Mason’s clients usually have something to hide and, although they are ultimately proven innocent, their secretiveness makes them appear suspect.

Clues often take a back seat in the Perry Mason books, with crisp dialogue and hectic action taking the forefront—a structure clearly adopted from his days as a pulp writer. Crime and motivation are not paragons of originality as Gardner wanted readers to identify with his characters.

Much like the Sherlock Holmes and Nero Wolfe stories, the Perry Mason novels also feature certain other characters on a regular basis. The most prominent is Della Street, Mason’s secretary and the love of his life. Knowing that Mason would not allow her to work, she has refused his marriage proposals on five separate occasions. She has, however, remained steadfastly loyal, risking her life and freedom on his behalf; she has been arrested five times while performing her job.

Also present at all times is Paul Drake, the private detective who handles the lawyer’s investigative work. He is invariably at Mason’s side in times of stress, though he frequently complains that the work is bad for his digestion.

Hamilton Burger is the district attorney whose office has never successfully prosecuted one of Mason’s clients. In a large percentage of those cases, the client was arrested through the efforts of the attorney’s implacable (albeit friendly) foe, Lieutenant Arthur Tragg.

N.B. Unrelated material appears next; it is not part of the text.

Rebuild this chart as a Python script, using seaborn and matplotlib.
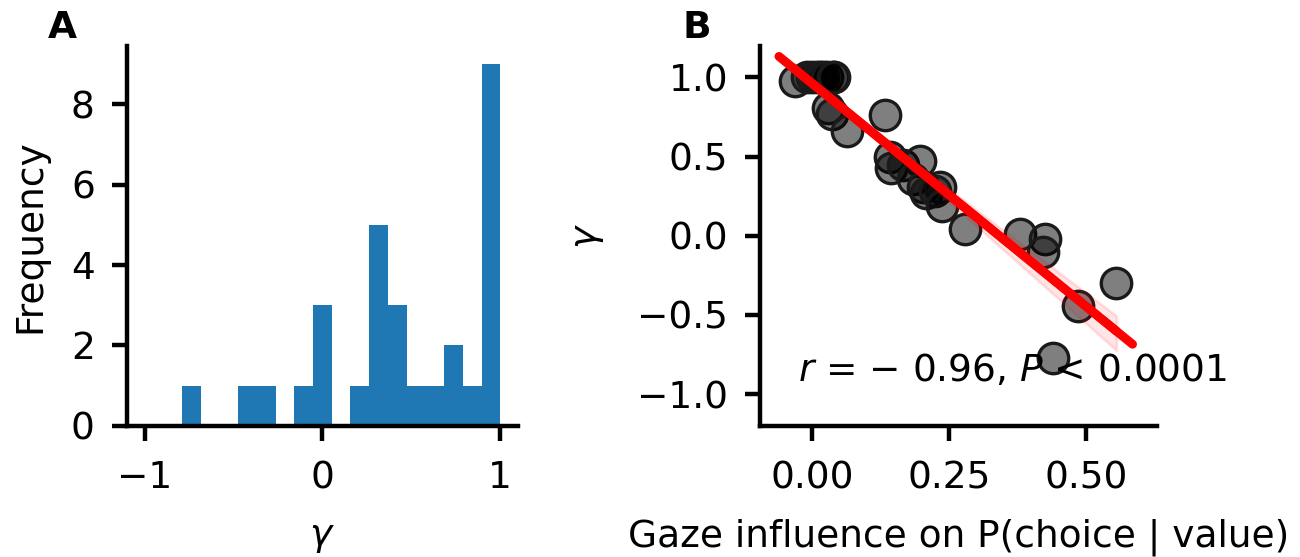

Although Mason is invariably well-prepared, he is so skilled at courtroom procedure that he can think on his feet and ask just the right question to befuddle a witness, embarrass a prosecutor, and exonerate a client.

The staggering popularity of the Perry Mason novels inevitably led to him being portrayed in other media, including six motion pictures in the 1930s, a successful radio series in the 1940s, and a top-rated television series starring Raymond Burr that began in 1957 and ran for a decade. More than a half-century later, it is still a staple of late-night television re-runs.